Steering Clear of Quicksand

Monday, 19 March 2012


Ok, I admit it. I was rather tempted to skip tonight’s post. Not because I am overly tired (although I do feel I could sleep for a week) or because I have too much else to do (the to-do list actually looks pretty good for a change), but because I have finally decided to delve deep into my Harlequin American Romance WIP and see where it takes me.
Last night I nearly became a widow—by my own hands. I was half dead from the five mile plus walk my hubby decided to take me on for Mother’s Day (actually it was just a family walk, he forgot it was Mother’s Day until we came upon a packed restaurant running specials for moms). I climbed in bed early and fell peacefully asleep after my nightly fizzy paracetamol (I may be developing an addiction to those, but that’s another story for another time). And I would’ve stayed blissfully asleep if he hadn’t come in and woken me to ask if there was any room on my side of the bed. Please! The bed is small to start and I am eight months pregnant—no, there isn’t any room!
Once I’ve been woke its over for me. I lay awake from about 11pm to 2am. I tried everything—milk, reading a particularly dull chapter of a textbook, hell I even counted sheep—and nothing worked. In the end I don’t remember how it happened. I do remember sometime before drifting off that I had a read through of my WIP chapter one (I swear that wasn’t what finally put me to sleep, if it was I would not be writing about it now). Reading through that first chapter sparked a need to get back to it. I’ve been looking for a chance to sit down with it and not being able to get back to sleep gave me just that (so maybe I won’t kill my hubby… just yet).

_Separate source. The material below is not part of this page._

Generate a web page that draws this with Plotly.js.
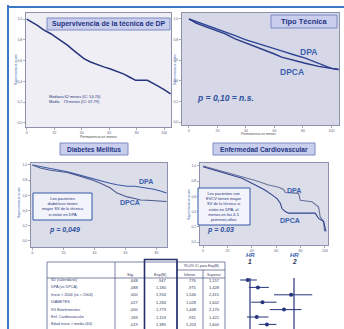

I was surprised at how much of the chapter I now wanted to change/adjust. I try not to edit as I go along, but my first three chapters had been polished in hopes of entering a pitch contest last year (which never was held). Now, I’m glad it wasn’t held as I can see so much that I’d like to mend before putting it out there. It is my intention to stay awake long enough tonight to make notes on what needs tweaking. I may not get to tweak tonight (I really am beat), but I hope to at least have another read through and jot some bits down.
I plan to have a look through the bits that I have written only to bring them in line with the slightly new direction the story is going to take, but I’ll try not to get caught up in editing, so much so that I get stuck and can’t escape to move on with the story. It’s like quicksand, I know, but I am confident I can stay out of too much trouble. The thing is, revisiting this chapter, which I was so certain was perfect and finding bits I’m not sure about has left me a little scared.
How do you know when you truly are finished editing? How do you keep from sinking in? How do you know when it is time to just let the manuscript go?